When you pick up a box that still has a tag with his name on it from last year.

When he sends a text message saying ‘have a safe trip home for Christmas and remember I love you. always.’ And then another one: ‘I don’t want this. it’s all happening so fast. I screwed up a really good thing.’

But that’s nothing because it isn’t happening so fast, he doesn’t belong anymore, doesn’t fit in with a family that’s built on loyalty that doesn’t waver.

I discovered a new kind of love pain this morning on the airplane leaving Detroit, bound for Chicago. During the announcement of doors closing for an on-time departure a stream of tears slid off my chin, onto my wrist.

I love my family so much it hurts.

Vivid flashes of five days of Christmas in Detroit:

My mom in a role I’ve never had to see before: protective. Momma bear. Fierce. Five days of tender, around-the-clock active protection. Her letter to L last week once he pushed too far, said the end of this marriage is my fault, my decision, my ugly mistake. Her words to him included these:

ohmy....how little you knew this woman….you owe her the validation that you behaved egregiously and that this marriage is ending entirely because of you. That any ugliness that enters is entering on your footsteps. Do NOT accuse her of bringing ugly to this sad ending of a marriage. The celebration of that marriage is still a recent memory to me. You have made it ugly. You must own that. And that is what I need you to hear.

A walk downtown with my sister on Christmas eve. It was raining ice chips but we didn’t feel them. At the end of our route we circled the block ten times before going inside because we weren’t finished talking. Later that night we had a moment from across the room where we had to get up and go to each other; link arms and squeeze.

One of those me-and-dad times that we will both file away. Driving to the airport early this morning wasn’t a chore for him. It was fun. It was special. One of those conversations where I could point at a fish and say ‘look, dad, I think it’s a mermaid’ and he’d smile and say ‘yep, I think you’re right.
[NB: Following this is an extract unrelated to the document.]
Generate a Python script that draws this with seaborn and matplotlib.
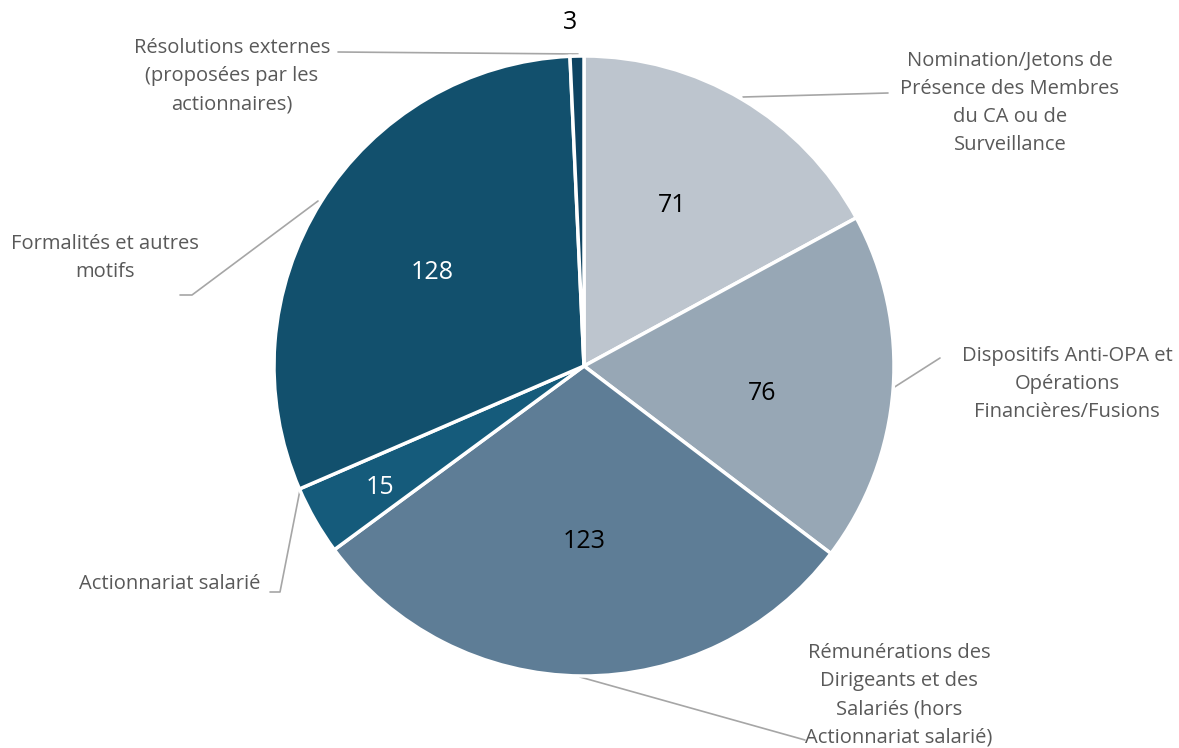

That’s definitely a mermaid.’

My mom’s friend telling me she heard about that mint water I like to buy at whole foods, she’s dying to try it. Feeling proud to be my mom’s daughter, thrilled that she talks to her friends about me.

Kevin letting me call him my brother, laughing at the way I say wolf, letting me squeeze in on the couch between him and my sister late at night with the TV on

Dad opening the martini glass I bought him and putting it in the freezer right away to chill it for a Christmas cocktail.

Wrapping presents late at night with my sister unleashing her quiet golden wisdom and making me wish we could sit up and talk like that every night before bed.

Those flashes are lumps in my throat today. It isn’t fair that I have this family, this tribe. It helps explain his text message about how hard the holidays are this year, and my feeling that the real hard part was this morning, saying good bye to a family that loves me the same strong way all the time, every time.